Africa made its voice heard at the 21st Conference of Parties to the UN Framework Convention on Climate Change (COP21) in Paris, where governments came together to agree a far-reaching, legally binding deal aimed at keeping global warming below 2°C. African governments must now play their full part in delivering on their Paris pledges. They made their commitment clear in Paris by launching the Africa Renewable Energy Initiative, an unprecedented effort to give all Africans access to energy that is based on renewable sources by 2030.

In return, Africans have a right to expect more and better international support for low-carbon energy. After all, they have contributed least to the underlying problem. That support should include technical and financial assistance for developing renewable power, on-grid and off-grid.

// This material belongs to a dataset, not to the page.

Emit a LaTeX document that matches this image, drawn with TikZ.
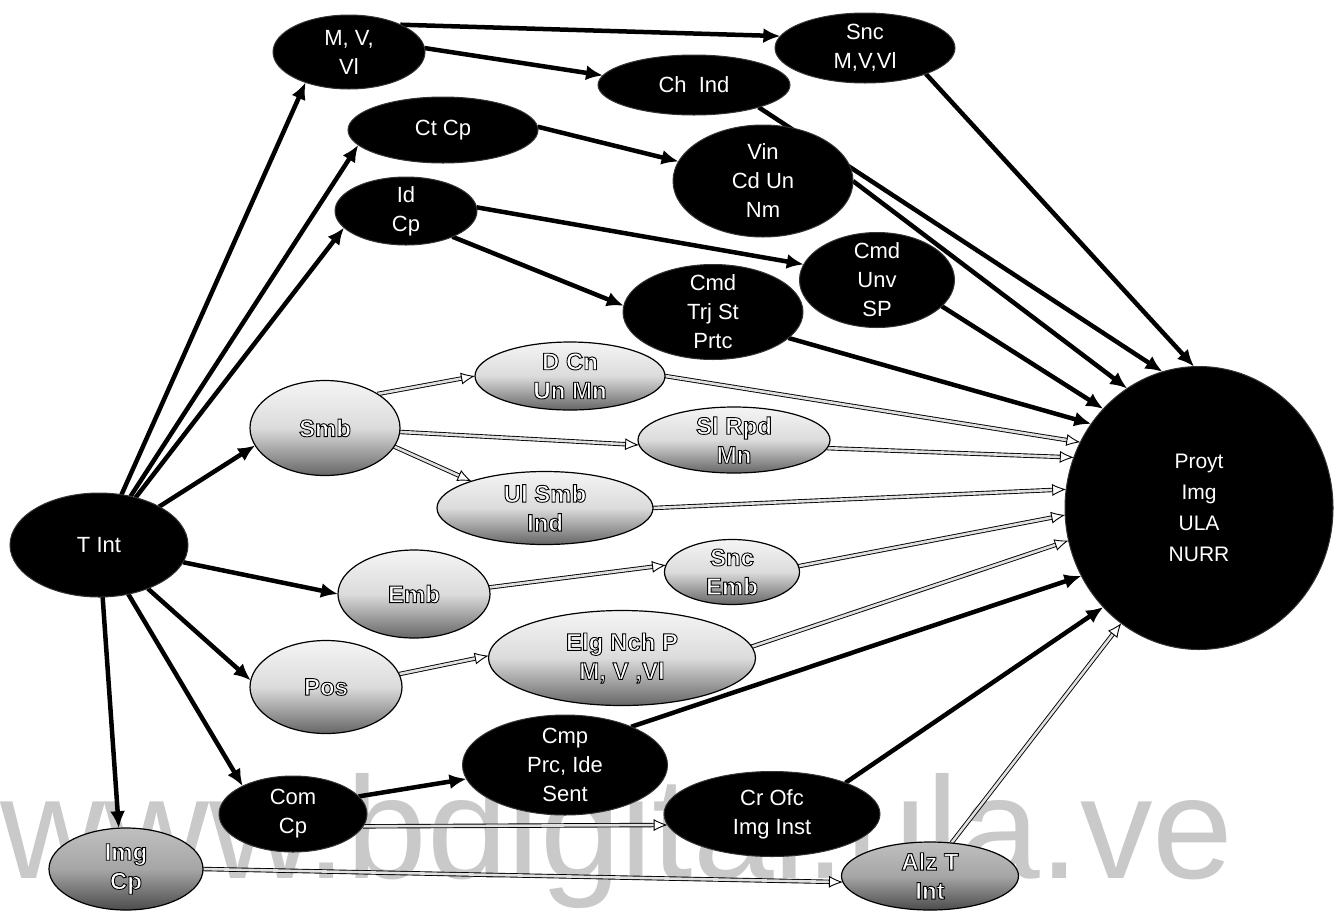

Bilateral and multilateral donors have pledged billions of dollars to Africa’s energy transition, but little of that money is moving yet. If funds don’t start arriving in2017, countries may lose heart, and leaders who fought for the Paris agreement may face attack at home and be undermined. Donors need to realize that Africa’s energy imperative is urgent – not just for Africa but for the world. Investing in the continent’s clean energy is a key way to put the planet on a low-carbon growth path.

At home, African governments have a vital task to do, one that goes to the heart of the continent’s energy problems: fixing national energy grids that are unreliable and financially fragile. Many energy utilities suffer from mismanagement and inefficiency, reflected in failures to set tariffs, collect revenue, support private partnerships and investments in energy and stem major energy losses in transmission and distribution.

A lack of accountability and transparency nurtures corruption. In our report, no finding brings this home more forcefully than the fact that some electricity theft — a problem across the continent — is carried out by a few government organizations, including the armed forces in some countries.

Across the continent, there is a general acceptance that modern energy is an indispensable ingredient of the growth and progress that Africa needs to bring prosperity to every citizen – women and men, rural and urban, of every ethnicity and every origin.

Africa stands at a crossroads. There is global attention and support for fixing Africa’s energy problems, interest from investors, and demand from Africans for rapid expansion of reliable and carbon-friendly power. There are successes to build on. It’s time for African leaders to act. We know what to do. Every generation to come depends on us getting it right.